I have no idea if these are President Clinton's 21 favorite books, and I don't agree that it's a purely political concoction, per Terry Teachout. It's a bit too weird for that.

I'm most inclined to believe that Becker spoke deeply to Clinton, and I don't mean that as a compliment. I suspect he genuinely enjoyed the Garcia Marquez, Thomas Wolfe, Bill Styron, Ralph Ellison. I'm not at all surprised he greatly admired Taylor Branch's book; Branch is an old friend, and Civil Rights is the glorious crusade Clinton wants to be associated with by virtue of his baby-boomerdom.

I haven't read the Lincoln biography, but Presidents are supposed to read about prior Presidents, and I should think a "human" treatment of Lincoln would particularly appeal to Clinton. (Everyone should be moved by Lincoln, but I imagine different people would prefer different Lincolns. John McCain's Lincoln, I imagine, is rather different from Clinton's. I myself was very moved by Alan Guelzo's book, Abraham Lincoln: Redeemer President, a "spiritual" biography; that tells you more about me than it does about Lincoln.)

Other books (Angelou's autobiography, Hillary's campaign-feeler coffee table job) require no comment.

Then there are the books that raise an eyebrow of suspicion. Marcus Aurelius? That doesn't sound like Clinton, a man of notorious indiscipline. The Four Quartets? Eliot? Really? That can hardly be Clinton trying to sound intellectual; Eliot is so 1955. It's almost quaint to think of him thinking back to a college-era experience of Literature with a capital "L" - that's the only way I can explain it.

Other books strike me as ephemeral; they are books Clinton read recently, and so remembers vividly, though I doubt they will be among his favorites for a decade.

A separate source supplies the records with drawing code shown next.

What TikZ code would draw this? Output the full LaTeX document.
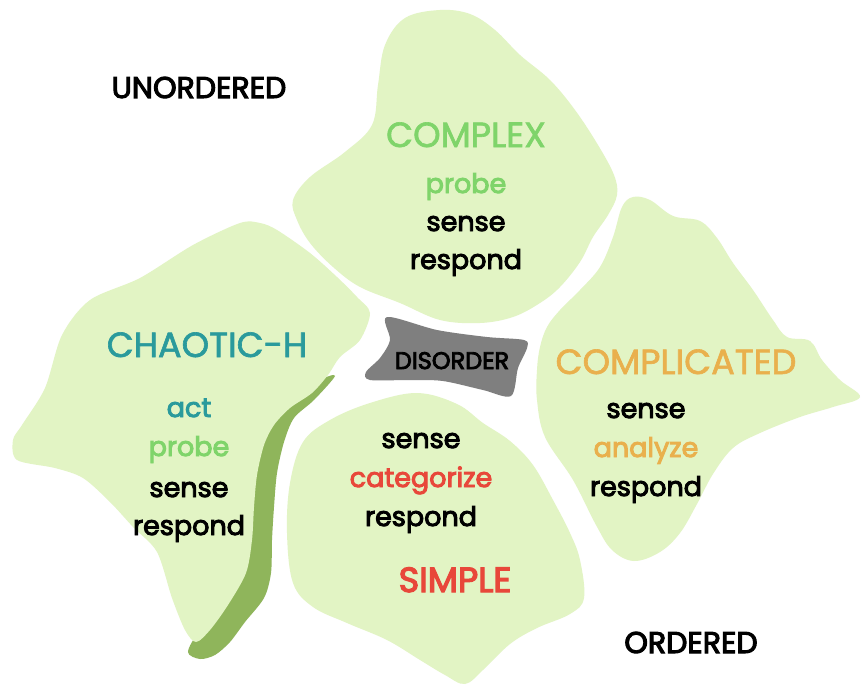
\documentclass[tikz,border=0pt]{standalone}
\usepackage{fontspec}
\setmainfont{Poppins}
\newfontfamily\semib[FakeBold=3.5]{Poppins}
\newfontfamily\medw[FakeBold=1.8]{Poppins}
\definecolor{blob}{HTML}{E2F4C4}
\definecolor{stripe}{HTML}{8FB55B}
\definecolor{dis}{HTML}{7F7F7F}
\definecolor{lgreen}{HTML}{7FD46A}
\definecolor{teal}{HTML}{2A9A9C}
\definecolor{orng}{HTML}{E9B04D}
\definecolor{redc}{HTML}{E8473A}
\tikzset{
  blobfill/.style={fill=blob, draw=none},
  head/.style={font=\fontsize{35}{35}\medw, inner sep=0pt, anchor=base},
  word/.style={font=\fontsize{27}{27}\semib, inner sep=0pt, anchor=base},
  corner/.style={font=\fontsize{30}{30}\semib, inner sep=0pt, anchor=base},
}
\begin{document}
\begin{tikzpicture}[x=1pt,y=-1pt]
\useasboundingbox (0,0) rectangle (861,690);
\fill[white] (0,0) rectangle (861,690);
% COMPLEX blob
\fill[blobfill] plot[smooth cycle, tension=0.6] coordinates {
 (405,18) (440,10) (470,14) (495,30) (520,55) (550,80) (575,110) (598,145)
 (614,175) (617,195) (608,215) (593,237) (580,262) (560,287) (540,303)
 (513,317) (480,323) (440,320) (400,303) (360,287) (333,267) (310,243)
 (297,220) (293,200) (310,177) (345,152) (372,125) (378,85) (385,45)};
% stripe of CHAOTIC
\fill[stripe] plot[smooth cycle, tension=0.5] coordinates {
 (335,376) (314,400) (294,418) (284,442) (277,473) (274,507) (272,540)
 (271,573) (264,598) (245,622) (230,642) (215,655) (200,659) (188,652)
 (200,630) (235,590) (245,540) (248,480) (260,430) (290,400) (320,380)};
% CHAOTIC blob
\fill[blobfill] plot[smooth cycle, tension=0.5] coordinates {
 (240,223) (260,223) (277,230) (310,253) (337,277) (357,297) (370,313)
 (360,340) (340,357) (328,375) (312,393) (290,408) (274,425) (264,445)
 (257,475) (254,507) (252,540) (246,573) (228,605) (210,630) (196,642)
 (185,630) (172,598) (157,552) (133,527) (110,502) (83,478) (55,468)
 (17,460) (13,440) (22,425) (45,388) (62,335) (90,300) (140,278) (193,245)};
% SIMPLE blob
\fill[blobfill] plot[smooth cycle, tension=0.6] coordinates {
 (417,393) (370,403) (330,420) (303,442) (290,483) (287,533) (293,583)
 (313,607) (347,623) (387,640) (420,660) (445,675) (465,684) (483,670)
 (510,644) (537,628) (570,614) (584,598) (580,560) (570,533) (553,500)
 (533,465) (510,441) (483,423) (457,404)};
% COMPLICATED blob
\fill[blobfill] plot[smooth cycle, tension=0.6] coordinates {
 (633,197) (650,200) (673,216) (700,221) (717,238) (733,263) (753,290)
 (773,320) (787,337) (810,341) (822,360) (840,380) (860,397) (833,407)
 (800,417) (760,433) (733,448) (713,474) (697,504) (680,533) (660,552)
 (634,561) (612,550) (596,525) (573,480) (545,437) (537,400) (537,370)
 (540,347) (547,327) (560,310) (580,290) (600,267) (613,237) (622,207)};
% DISORDER
\fill[dis] plot[smooth cycle, tension=0.5] coordinates {
 (387,317) (437,330) (487,337) (524,340) (527,348) (518,368) (511,396)
 (483,390) (443,381) (410,380) (370,380) (366,372) (380,358) (390,340)};
% texts
\node[corner] (unord) at (199,98) {UNORDERED};
\node[corner] (ord) at (691,653) {ORDERED};
\node[head, text=lgreen] (complex) at (466,147) {COMPLEX};
\node[word, text=lgreen] (c1) at (466,193) {probe};
\node[word] (c2) at (466,231) {sense};
\node[word] (c3) at (466,269) {respond};
\node[head, text=teal] (chaotic) at (207,357) {CHAOTIC-H};
\node[word, text=teal] (h1) at (189,417) {act};
\node[word, text=lgreen] (h2) at (189,456) {probe};
\node[word] (h3) at (189,497) {sense};
\node[word] (h4) at (189,535) {respond};
\node[font=\fontsize{24}{24}\semib, inner sep=0pt, anchor=base] (disorder) at (452,369) {DISORDER};
\node[head, text=orng] (compl) at (676,374) {COMPLICATED};
\node[word] (p1) at (646,418) {sense};
\node[word, text=orng] (p2) at (646,457) {analyze};
\node[word] (p3) at (646,496) {respond};
\node[word] (s1) at (421,448) {sense};
\node[word, text=redc] (s2) at (421,487) {categorize};
\node[word] (s3) at (421,526) {respond};
\node[head, text=redc, font=\fontsize{35}{35}\semib] (simple) at (455,592) {SIMPLE};
\end{tikzpicture}
\end{document}
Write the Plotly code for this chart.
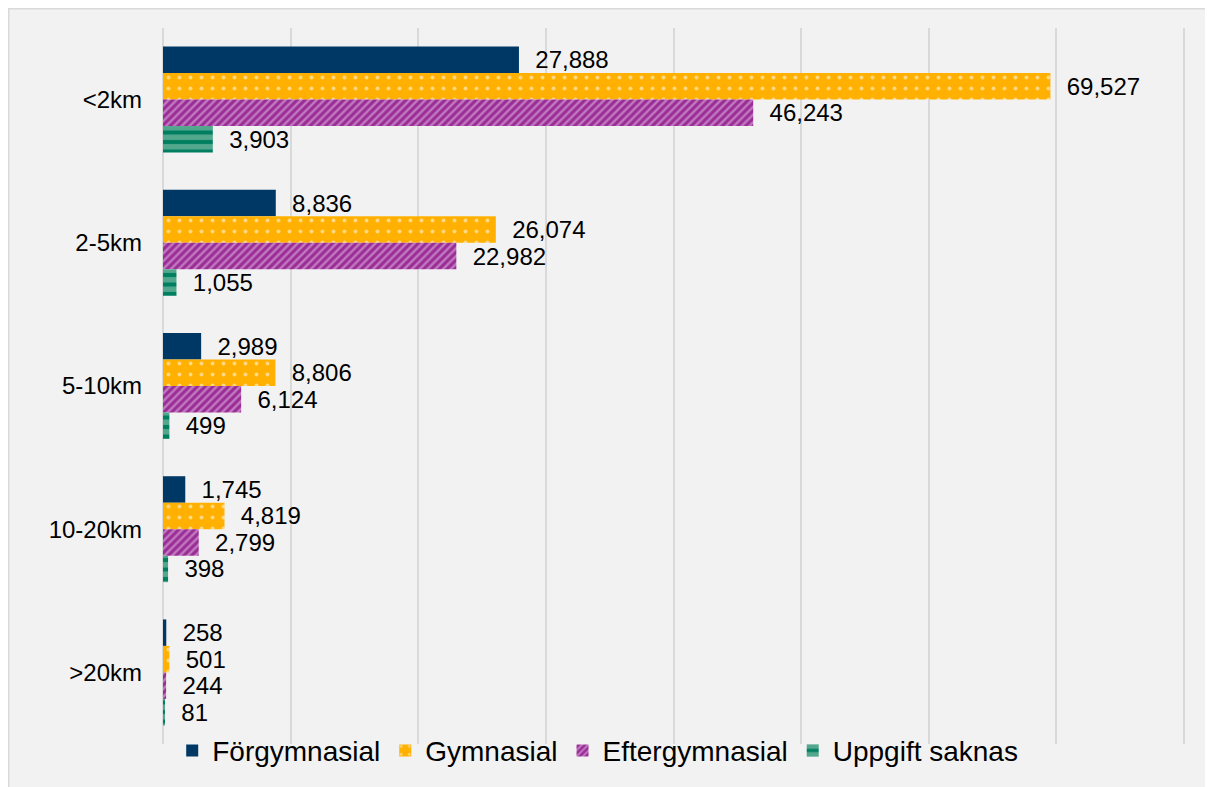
import plotly.graph_objects as go

categories = ["<2km", "2-5km", "5-10km", "10-20km", ">20km"]
forgymnasial = [27888, 8836, 2989, 1745, 258]
gymnasial = [69527, 26074, 8806, 4819, 501]
eftergymnasial = [46243, 22982, 6124, 2799, 244]
uppgift_saknas = [3903, 1055, 499, 398, 81]

series = [
    ("Förgymnasial", forgymnasial, dict(color="#003865")),
    ("Gymnasial", gymnasial, dict(color="#FFB000",
        pattern=dict(shape=".", fgcolor="#FFFFFF", bgcolor="#FFB000", size=11, solidity=0.1))),
    ("Eftergymnasial", eftergymnasial, dict(color="#9A2C96",
        pattern=dict(shape="/", fgcolor="#E8C6E8", bgcolor="#9A2C96", size=5.5, solidity=0.45))),
    ("Uppgift saknas", uppgift_saknas, dict(color="#007F60",
        pattern=dict(shape="-", fgcolor="#A3CFBA", bgcolor="#007F60", size=9.5, solidity=0.58))),
]

FONT = "Liberation Sans, Arial, sans-serif"

fig = go.Figure()
for name, vals, marker in series:
    fig.add_trace(go.Bar(
        name=name, y=categories, x=vals, orientation="h",
        marker=dict(line=dict(width=0), **marker),
        text=["  " + f"{v:,}" for v in vals],
        textposition="outside", constraintext="none", cliponaxis=False,
        textfont=dict(family=FONT, size=24, color="#000000"),
        hoverinfo="x+name",
    ))

fig.update_layout(
    width=1205, height=779,
    margin=dict(l=155, r=27, t=20, b=42),
    paper_bgcolor="#F2F2F2", plot_bgcolor="rgba(0,0,0,0)",
    barmode="group", bargap=0.26, bargroupgap=0,
    font=dict(family=FONT, color="#000000"),
    xaxis=dict(range=[0, 80150], dtick=10000, showticklabels=False,
               showgrid=True, gridcolor="#D9D9D9", gridwidth=2,
               zeroline=True, zerolinecolor="#D9D9D9", zerolinewidth=2,
               showline=False, fixedrange=True),
    yaxis=dict(autorange="reversed", showgrid=False, showline=False,
               ticks="", ticklabelstandoff=20,
               tickfont=dict(size=24, color="#000000")),
    legend=dict(orientation="h", x=0.009, xanchor="left", y=-0.008, yanchor="middle",
                traceorder="normal", font=dict(size=28, color="#000000"),
                bgcolor="rgba(0,0,0,0)", itemwidth=30),
    showlegend=True,
    shapes=[dict(type="rect", xref="paper", yref="paper",
                 x0=(8.5 - 163) / 1023, x1=1.2, y0=-0.3, y1=(745 - 8.5) / 717,
                 fillcolor="rgba(0,0,0,0)", line=dict(color="#D9D9D9", width=2),
                 layer="below")],
)

fig.write_html("out.html")
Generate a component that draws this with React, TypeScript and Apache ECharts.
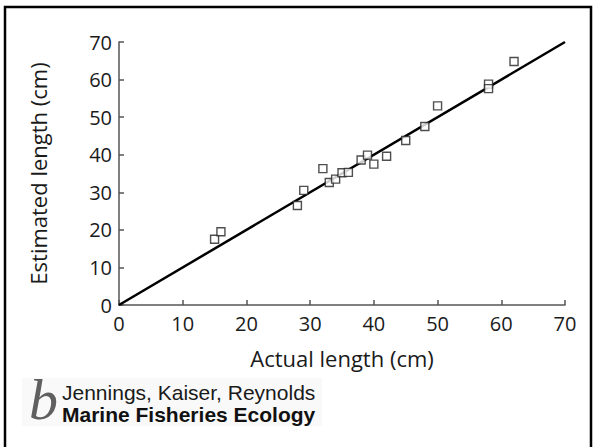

Then there's Homage to Catalonia, a particularly interesting choice as Teachout notes. The book had a profound impact on me (I read it in college, as part of a seminar on the Spanish Civil War), but Orwell has something for just about everyone (everyone intelligent, at least). It takes a particular sort of writer to earn the admiration of a reactionary like John Derbyshire (who loves quoting Muggeridge on Orwell: "he loved the past, hated the present and dreaded the future"), an iconoclastic Enlightenment crusader like Christopher Hitchens (who wrote a whole book about Why Orwell Matters), and a (rhetorical) bomb-throwing anti-American radical like Noam Chomsky (who drew heavily on Orwell's account in Homage in his essay, "Objectivity and Liberal Scholarship" from American Power and the New Mandarins). So I don't know how much we learn about Clinton from the fact that he claims Homage as one of his favorite books, other than it means he's smart and well-read, which we already knew. I'd be very interested to know why that book is among his favorites, though, what it meant to him, when it meant that to him, etc.